Children's Health, Research & Technology
Hunt for a Cure Foundation Provides Lead Gift of $500,000 for Cystic Fibrosis Research at Helen DeVos Children’s Hospital
GRAND RAPIDS, Mich., June 13, 2018 – Spectrum Health Helen DeVos Children’s Hospital is pleased to announce the creation of a research partnership between Spectrum Health, Michigan State University College of Human Medicine and Hunt for a Cure Foundation that will help find a cure for cystic fibrosis patients. Today, the Hunt for a Cure Foundation announced a $500,000 lead gift for Cystic Fibrosis research at Helen DeVos Children’s Hospital. This multidisciplinary approach launched earlier this year, and is made possible by Hunt for A Cure Foundation’s founder, Pete Odland.
“I can’t emphasize enough how moving it is to see Hunt for a Cure Foundation invest in this translational and clinical research program,” said Chris Chambers, MD, PhD, vice president, research, Spectrum Health. “What Pete Odland has done is above and beyond what most people in similar circumstances can accomplish. We are motivated by his dedication and commitment and look forward to working with our partners Michigan State University College of Human Medicine to help find a cure for cystic fibrosis.”
Hunt for a Cure Foundation, founded in 2006 and supported by other passionate parents of children with cystic fibrosis, has been funding research in hopes of finding a cure.

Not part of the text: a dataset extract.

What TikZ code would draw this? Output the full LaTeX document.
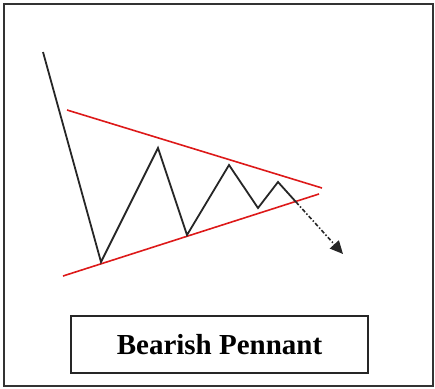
\documentclass[tikz,border=0pt]{standalone}
\usepackage{fontspec}
\setmainfont{Liberation Serif}
\usetikzlibrary{arrows.meta}
\begin{document}
\begin{tikzpicture}[x=1pt,y=-1pt,
  frame/.style={draw=black!80,line width=2pt},
  price/.style={draw=black!85,line width=1.8pt,line join=miter},
  trend/.style={draw=red!85!black!90!white,line width=1.6pt},
  breakout/.style={draw=black!85,line width=1.6pt,dash pattern=on 4pt off 2pt on 1.5pt off 2pt,-{Triangle[length=13pt,width=12pt]}},
  label/.style={draw=black!85,line width=1.6pt,minimum width=297pt,minimum height=57pt,inner sep=0pt,font=\bfseries\fontsize{29}{31}\selectfont}]
\useasboundingbox (0,0) rectangle (435,388);
\draw[frame] (4,4) rectangle (433,386);
% trend lines
\coordinate (u1) at (67,110);
\coordinate (u2) at (322,188);
\coordinate (l1) at (63,276);
\coordinate (l2) at (319,194);
\draw[trend] (u1) -- (u2);
\draw[trend] (l1) -- (l2);
% price path
\coordinate (p0) at (43,52);
\coordinate (p1) at (101,262);
\coordinate (p2) at (158,148);
\coordinate (p3) at (187,235);
\coordinate (p4) at (229,165);
\coordinate (p5) at (258,208);
\coordinate (p6) at (278,182);
\coordinate (p7) at (296,202);
\coordinate (p8) at (343,254);
\draw[price] (p0) -- (p1) -- (p2) -- (p3) -- (p4) -- (p5) -- (p6) -- (p7);
\draw[breakout] (p7) -- (p8);
\node[label] (title) at (219.5,344.5) {Bearish Pennant};
\end{tikzpicture}
\end{document}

Pete’s son, Dylan, has cystic fibrosis, a genetic disease that causes the body to produce abnormally thick mucus leading to life-threatening lung infections. In 1996, Dylan was one of the first patients to be seen in the Helen DeVos Children’s Hospital Cystic Fibrosis Care Center by John Schuen, MD, division chief pediatric pulmonary medicine and sleep clinic.
“The body of work at the cystic fibrosis care center has been a labor of love,” said Dr. Schuen. “The lives of our young people with cystic fibrosis, like Dylan, have tremendously improved.”
The research program will take advantage of the large annual clinical base of hundreds of patients through the Helen DeVos Children’s Hospital Cystic Fibrosis Care Center to facilitate gene-specific therapies and accelerate advances in the care of cystic fibrosis as well as other advanced lung disease. More importantly, the program will facilitate and create new opportunities for collaboration between MSU scientists and Spectrum Health, including Helen DeVos Children’s Hospital clinicians.
“MSU joins Spectrum Health in gratitude to Pete Odland and Hunt for a Cure Foundation for their generous support of this vital research initiative with Dr. Schuen and our partners at Helen DeVos Children’s Hospital,” said Norman J. Beauchamp Jr., MD, MHS, dean, MSU College of Human Medicine.
“Our comprehensive, accredited cystic fibrosis care center provides multidisciplinary care for people with cystic fibrosis from birth and into adulthood,” said Dr. Schuen. “This requires a team approach and talented clinicians, researchers, leaders, and administrators who have come together for a single purpose: to control and ultimately cure cystic fibrosis.”
Spectrum Health is a not-for-profit health system, based in West Michigan, offering a full continuum of care through the Spectrum Health Hospital Group, which is comprised of 12 hospitals, including Helen DeVos Children’s Hospital; 180 ambulatory and service sites; 3,600 physicians and advanced practice providers, including 1,500 members of the Spectrum Health Medical Group; and Priority Health, a health plan that served 996,000 members in fiscal year 2017. Spectrum Health is West Michigan’s largest employer, with 26,000 employees. The organization provided $372 million in community benefit during its 2017 fiscal year. Spectrum Health was named one of the nation’s 15 Top Health Systems—and in the top five among the largest health systems—in 2017 by Truven Health Analytics®, part of IBM Watson HealthTM. This was the sixth time the organization received this recognition.